A core issue, as I see it, is that the fundamental design of most American schools, in particular the high schools, is hopelessly anachronistic, yet we cling to that outdated architecture in order to perpetuate deeply-embedded social and economic ideas, even when we understand the obvious calculus – that for the vast majority of students, high school is a mediocre, if not a forgettable or even toxic experience.
Tell me more about what led you to create Educational Resources Consortium and what excites you most about the work going on under that umbrella.
Well, you’ve just gotten a heavy dose of what I think is wrong in much of today’s educational landscape. I have had good fortune, a great career as a school-based leader, many amazing opportunities to grow and connect with fabulous people, ideas and initiatives and so when I finished my public education career, I wanted to keep some of those big ideas alive and to be able to offer resources, but to do so without perpetuating the problems that exist. So, ERC has become an ever-growing band—loosely associated, but tightly bound by beliefs. I’d characterize us as experienced people whose thinking about helping schools rests on bringing out the best in people, listening to them, proceeding in a constructivist orientation, using good tools, routines and habits of mind and work that move people forward. I love Deborah Meier’s paradigm of using trust as a tool and a goal.

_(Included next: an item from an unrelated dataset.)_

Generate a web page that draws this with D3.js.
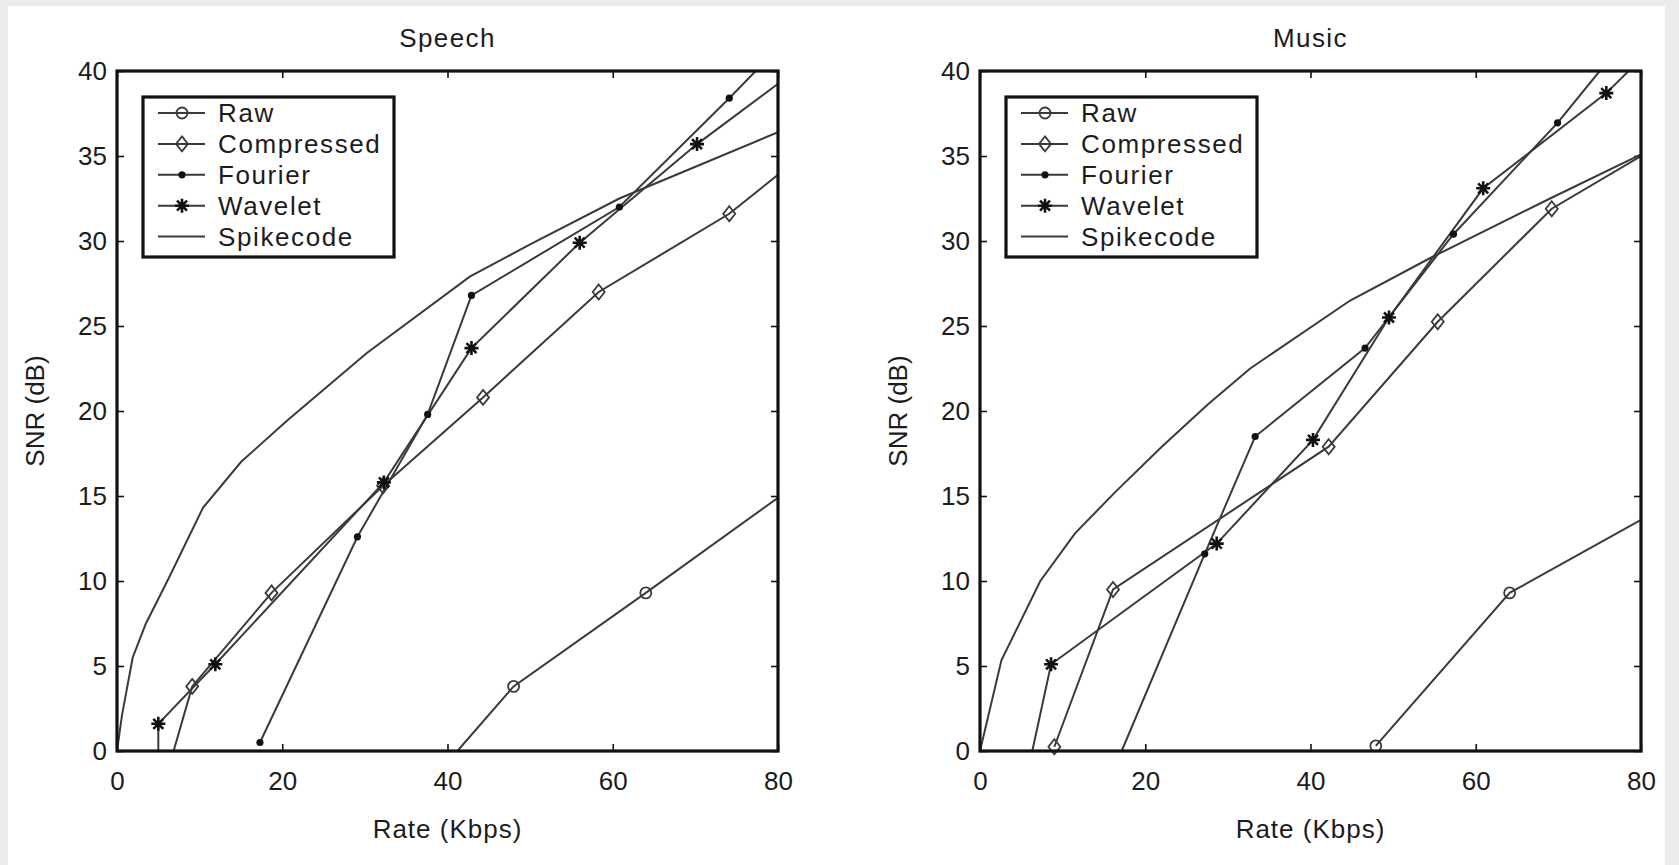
<!DOCTYPE html>
<html>
<head>
<meta charset="utf-8">
<script src="https://cdn.jsdelivr.net/npm/d3@7"></script>
<style>
  html, body { margin: 0; padding: 0; background: #ececec; }
  svg { display: block; }
  text { font-family: "Liberation Sans", Arial, Helvetica, sans-serif; fill: #1c1c1c; }
</style>
</head>
<body>
<svg id="fig" width="1679" height="865"></svg>
<script>
// ---- data: [rate (Kbps), SNR (dB)] per coder ----
const rateTicks = [0, 20, 40, 60, 80];
const snrTicks = [0, 5, 10, 15, 20, 25, 30, 35, 40];
const seriesNames = ["Raw", "Compressed", "Fourier", "Wavelet", "Spikecode"];

const speechRaw = [[41.2, 0], [48.0, 3.8], [64.0, 9.3], [80, 14.9]];
const speechCompressed = [[6.85, 0], [9.1, 3.8], [18.7, 9.3], [32.2, 15.6], [44.3, 20.8], [58.3, 27.0], [74.1, 31.6], [80, 33.9]];
const speechFourier = [[17.3, 0.5], [29.1, 12.6], [37.6, 19.8], [42.9, 26.8], [60.8, 32.0], [74.1, 38.4], [77.3, 40]];
const speechWavelet = [[5.0, 0], [5.0, 1.6], [11.9, 5.1], [32.3, 15.8], [42.9, 23.7], [56.0, 29.9], [70.2, 35.7], [80, 39.25]];
const speechSpikecode = [[0, 0], [0.6, 2.1], [1.9, 5.5], [3.5, 7.5], [6.2, 10.1], [10.4, 14.3], [15, 17.0], [20.5, 19.4], [30.2, 23.4], [42.7, 27.9], [50, 29.8], [60.8, 32.5], [80, 36.4]];

const musicRaw = [[47.9, 0.3], [64.1, 9.3], [80, 13.6]];
const musicCompressed = [[9.0, 0.25], [16.1, 9.5], [42.2, 17.9], [55.4, 25.25], [69.2, 31.9], [80, 35.0]];
const musicFourier = [[17.15, 0], [27.2, 11.6], [33.3, 18.5], [46.6, 23.7], [57.3, 30.4], [69.9, 36.95], [75.0, 40]];
const musicWavelet = [[6.33, 0], [8.6, 5.1], [28.65, 12.2], [40.3, 18.3], [49.5, 25.5], [60.9, 33.1], [75.8, 38.7], [78.5, 40]];
const musicSpikecode = [[0, 0], [2.6, 5.35], [7.3, 10.0], [11.5, 12.8], [16.3, 15.2], [22, 17.9], [27.6, 20.4], [32.7, 22.5], [44.8, 26.5], [54.5, 29.0], [69, 32.5], [80, 35.1]];

const panels = [
  { title: "Speech", left: 117, series: [speechRaw, speechCompressed, speechFourier, speechWavelet, speechSpikecode] },
  { title: "Music", left: 980, series: [musicRaw, musicCompressed, musicFourier, musicWavelet, musicSpikecode] }
];

// ---- layout ----
const plotW = 661, plotTop = 71, plotBottom = 751;
const lineColor = "#3a3a3a";
const fontSize = 26;

const svg = d3.select("#fig");
svg.append("rect").attr("width", 1679).attr("height", 865).attr("fill", "#ececec");
svg.append("rect").attr("x", 8).attr("y", 6).attr("width", 1657).attr("height", 865).attr("fill", "#ffffff");

// marker shapes, one per coder
const markerKinds = ["circle", "diamond", "dot", "asterisk", "none"];
function drawMarker(g, kind, cx, cy) {
  const m = g.append("g").attr("transform", `translate(${cx},${cy})`);
  if (kind === "circle") {
    m.append("circle").attr("r", 5.5).attr("fill", "none").attr("stroke", lineColor).attr("stroke-width", 1.8);
  } else if (kind === "diamond") {
    m.append("path").attr("d", "M0,-7.5L6,0L0,7.5L-6,0Z").attr("fill", "none").attr("stroke", lineColor).attr("stroke-width", 1.8);
  } else if (kind === "dot") {
    m.append("circle").attr("r", 3.6).attr("fill", "#111");
  } else if (kind === "asterisk") {
    const r = 7, d = 5;
    m.append("path")
      .attr("d", `M${-r},0L${r},0M0,${-r}L0,${r}M${-d},${-d}L${d},${d}M${-d},${d}L${d},${-d}`)
      .attr("stroke", "#111").attr("stroke-width", 2.6).attr("fill", "none");
  }
}

panels.forEach((p, pi) => {
  const x = d3.scaleLinear().domain([0, 80]).range([p.left, p.left + plotW]);
  const y = d3.scaleLinear().domain([0, 40]).range([plotBottom, plotTop]);
  const g = svg.append("g");

  const clipId = "clip" + pi;
  svg.append("clipPath").attr("id", clipId)
    .append("rect").attr("x", p.left).attr("y", plotTop).attr("width", plotW).attr("height", plotBottom - plotTop);

  // inward ticks on all four sides
  const axisFont = sel => {
    sel.select(".domain").remove();
    sel.selectAll(".tick line").attr("stroke", "#111").attr("stroke-width", 1.6);
    sel.selectAll("text").attr("font-size", fontSize).attr("fill", "#1c1c1c")
      .attr("font-family", '"Liberation Sans", Arial, sans-serif');
  };
  g.append("g").attr("transform", `translate(${p.left},0)`)
    .call(d3.axisLeft(y).tickValues(snrTicks).tickSize(-7).tickPadding(10)).call(axisFont);
  g.append("g").attr("transform", `translate(0,${plotBottom})`)
    .call(d3.axisBottom(x).tickValues(rateTicks).tickSize(-7).tickPadding(21)).call(axisFont);
  g.append("g").attr("transform", `translate(${p.left + plotW},0)`)
    .call(d3.axisRight(y).tickValues(snrTicks).tickSize(-7).tickFormat("")).call(axisFont);
  g.append("g").attr("transform", `translate(0,${plotTop})`)
    .call(d3.axisTop(x).tickValues(rateTicks).tickSize(-7).tickFormat("")).call(axisFont);

  // series lines
  const line = d3.line().x(d => x(d[0])).y(d => y(d[1]));
  const data = g.append("g").attr("clip-path", `url(#${clipId})`);
  p.series.forEach(s => {
    data.append("path").datum(s).attr("d", line)
      .attr("fill", "none").attr("stroke", lineColor).attr("stroke-width", 2);
  });
  // markers at measured points (points lying on the frame are where a trace leaves the axes)
  const inside = d => d[0] > 0 && d[0] < 80 && d[1] > 0 && d[1] < 40;
  p.series.forEach((s, si) => {
    if (markerKinds[si] === "none") return;
    s.filter(inside).forEach(d => drawMarker(g, markerKinds[si], x(d[0]), y(d[1])));
  });

  // frame
  g.append("rect").attr("x", p.left).attr("y", plotTop).attr("width", plotW).attr("height", plotBottom - plotTop)
    .attr("fill", "none").attr("stroke", "#111").attr("stroke-width", 3.2);

  // titles and axis labels
  const cx = p.left + plotW / 2;
  g.append("text").attr("x", cx).attr("y", 47).attr("text-anchor", "middle").attr("font-size", fontSize)
    .attr("letter-spacing", 1.4).text(p.title);
  g.append("text").attr("x", cx).attr("y", 838).attr("text-anchor", "middle").attr("font-size", fontSize)
    .attr("letter-spacing", 1).text("Rate (Kbps)");
  g.append("text").attr("transform", `translate(${p.left - 82},${(plotTop + plotBottom) / 2}) rotate(-90)`)
    .attr("text-anchor", "middle").attr("dy", "0.35em").attr("font-size", fontSize).text("SNR (dB)");

  // legend
  const lx = p.left + 26, ly = 97, lw = 251, lh = 160, rowH = 30.9;
  const lg = g.append("g");
  lg.append("rect").attr("x", lx).attr("y", ly).attr("width", lw).attr("height", lh)
    .attr("fill", "#fff").attr("stroke", "#111").attr("stroke-width", 3.2);
  seriesNames.forEach((name, i) => {
    const ry = ly + 16 + i * rowH;
    lg.append("line").attr("x1", lx + 15).attr("x2", lx + 62).attr("y1", ry).attr("y2", ry)
      .attr("stroke", lineColor).attr("stroke-width", 2);
    if (markerKinds[i] !== "none") drawMarker(lg, markerKinds[i], lx + 39, ry);
    lg.append("text").attr("x", lx + 75).attr("y", ry).attr("dy", "0.35em")
      .attr("font-size", fontSize).attr("letter-spacing", 1.6).text(name);
  });
});
</script>
</body>
</html>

And what’s exciting is that we are all deeply committed to new ways of thinking, going beyond tradition, and doing so forensically, as I call it. We are a wide-ranging group, geographically and in terms of our skills, knowledge and experience. We are involved in a lot of very different places and projects, from new school design to “turn-around’s,” from work with teachers to work with boards and business partners, from leadership coaching to scenario development. We can help rebuild systems, use tools and protocols, use research that matters, re-visit practices that are not paying off and help folks get through crises without making the wrong decisions. We know a lot about starting new schools and improving others, about the components of excellent school communities—a resilience platform, instructional leadership, public engagement, student voice, co-teaching, the incredible promise of technology. None of our people work in silos. If we consult on technology, for example, it’s done in service to good lesson design, to activating student passions, to connecting with the world, to addressing issues of performance accountability, to streamlining teacher work flow and curating in ways that make their craft more productive and gratifying. We take that approach in all of our work–it’s really complicated and important stuff, so let’s treat it that way, not be scouring for, or promising, more “silver bullets.” Maybe above all, we can give our clients hope, encouragement, solid thought partnership and new ways forward.